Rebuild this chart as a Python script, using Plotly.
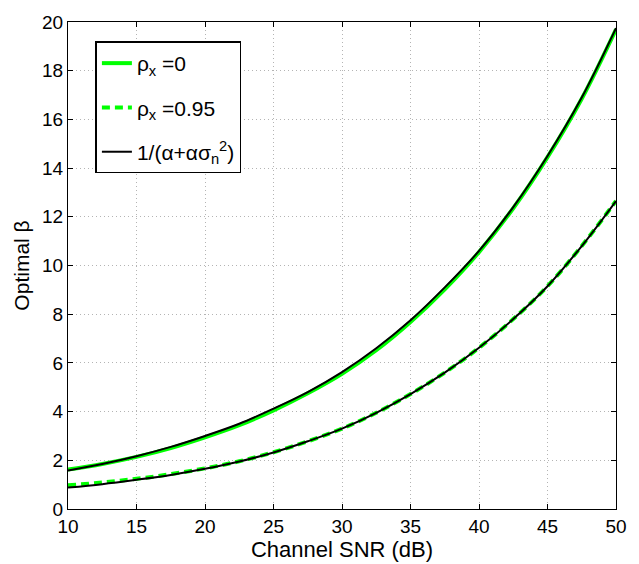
import plotly.graph_objects as go

# Channel SNR grid (dB)
snr_db = [10, 12.5, 15, 17.5, 20, 22.5, 25, 27.5, 30, 32.5, 35, 37.5, 40, 42.5, 45, 47.5, 50]

# Optimal beta, uncorrelated source (rho_x = 0)
beta_rho0 = [1.62, 1.85, 2.14, 2.50, 2.94, 3.44, 4.05, 4.75, 5.55, 6.52, 7.68, 9.02, 10.55, 12.35, 14.45, 16.85, 19.70]
# Optimal beta, correlated source (rho_x = 0.95)
beta_rho095 = [0.97, 1.09, 1.24, 1.43, 1.67, 1.96, 2.33, 2.78, 3.30, 3.95, 4.72, 5.60, 6.62, 7.80, 9.15, 10.80, 12.65]
# Closed-form approximation 1/(alpha + alpha*sigma_n^2), both cases
approx_rho0 = [1.58, 1.85, 2.17, 2.55, 3.00, 3.50, 4.12, 4.80, 5.62, 6.60, 7.75, 9.10, 10.60, 12.40, 14.50, 16.90, 19.75]
approx_rho095 = [0.88, 1.02, 1.20, 1.40, 1.65, 1.95, 2.32, 2.78, 3.30, 3.95, 4.72, 5.60, 6.62, 7.80, 9.15, 10.80, 12.65]

x_ticks = [10, 15, 20, 25, 30, 35, 40, 45, 50]
y_ticks = [0, 2, 4, 6, 8, 10, 12, 14, 16, 18, 20]

GREEN = "#00ff00"
FONT = "Liberation Sans, Arial, sans-serif"

fig = go.Figure()
fig.add_trace(go.Scatter(x=snr_db, y=beta_rho0, mode="lines", line=dict(color=GREEN, width=4, shape="spline"),
                         name="ρ<sub>x</sub> =0", legendgroup="a"))
fig.add_trace(go.Scatter(x=snr_db, y=beta_rho095, mode="lines",
                         line=dict(color=GREEN, width=4, dash="8px,5px", shape="spline"),
                         name="ρ<sub>x</sub> =0.95", legendgroup="b"))
fig.add_trace(go.Scatter(x=snr_db, y=approx_rho0, mode="lines", line=dict(color="black", width=2, shape="spline"),
                         name="1/(α+ασ<sub>n</sub><sup>2</sup>)", legendgroup="c"))
fig.add_trace(go.Scatter(x=snr_db, y=approx_rho095, mode="lines", line=dict(color="black", width=2, shape="spline"),
                         name="approx2", showlegend=False, legendgroup="c"))

axis_common = dict(
    showline=True, linecolor="black", linewidth=1, mirror="ticks",
    ticks="inside", ticklen=5, tickcolor="black",
    showgrid=True, gridcolor="#b4b4b4", griddash="1px,3px", gridwidth=1,
    zeroline=False, tickfont=dict(size=19, color="black", family=FONT),
)

fig.update_xaxes(range=[10, 50], tickvals=x_ticks, ticktext=[str(v) for v in x_ticks],
                 title=dict(text="Channel SNR (dB)", font=dict(size=22, color="black", family=FONT), standoff=0),
                 **axis_common)
fig.update_yaxes(range=[0, 20], tickvals=y_ticks, ticktext=[str(v) for v in y_ticks],
                 title=dict(text="Optimal β", font=dict(size=21, color="black", family=FONT), standoff=6),
                 **axis_common)

fig.update_layout(
    width=639, height=564,
    margin=dict(l=68, r=15, t=15, b=52),
    plot_bgcolor="white", paper_bgcolor="white",
    font=dict(family=FONT, color="black"),
    legend=dict(x=0.05, y=0.96, xanchor="left", yanchor="top",
                bgcolor="white", bordercolor="black", borderwidth=1.5,
                tracegroupgap=14, itemwidth=30,
                font=dict(size=21, color="black", family=FONT)),
)

fig.write_html("out.html")
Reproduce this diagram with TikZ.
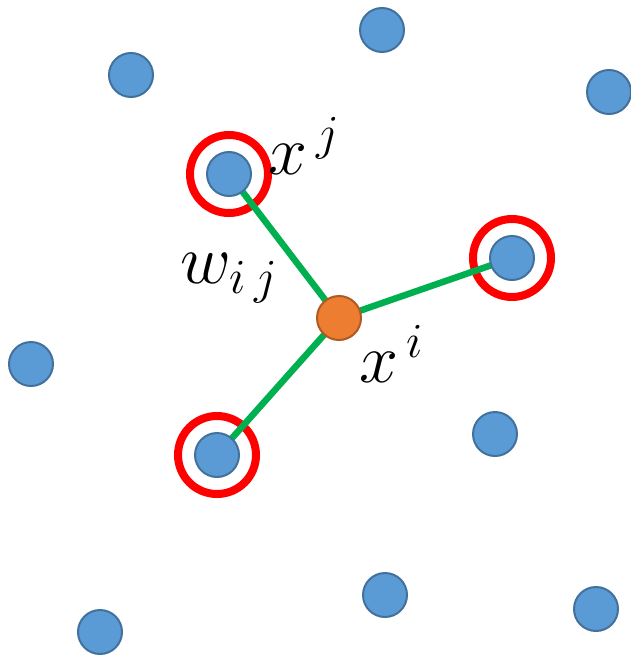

• [REQUIREMENTS]
Please transcribe, word for word, every line from the first line of the records above through the line containing "45, 47.5, 50]", and leave out any pictures.

• [EXERCISE RESULT]
Rebuild this chart as a Python script, using Plotly.
import plotly.graph_objects as go

# Channel SNR grid (dB)
snr_db = [10, 12.5, 15, 17.5, 20, 22.5, 25, 27.5, 30, 32.5, 35, 37.5, 40, 42.5, 45, 47.5, 50]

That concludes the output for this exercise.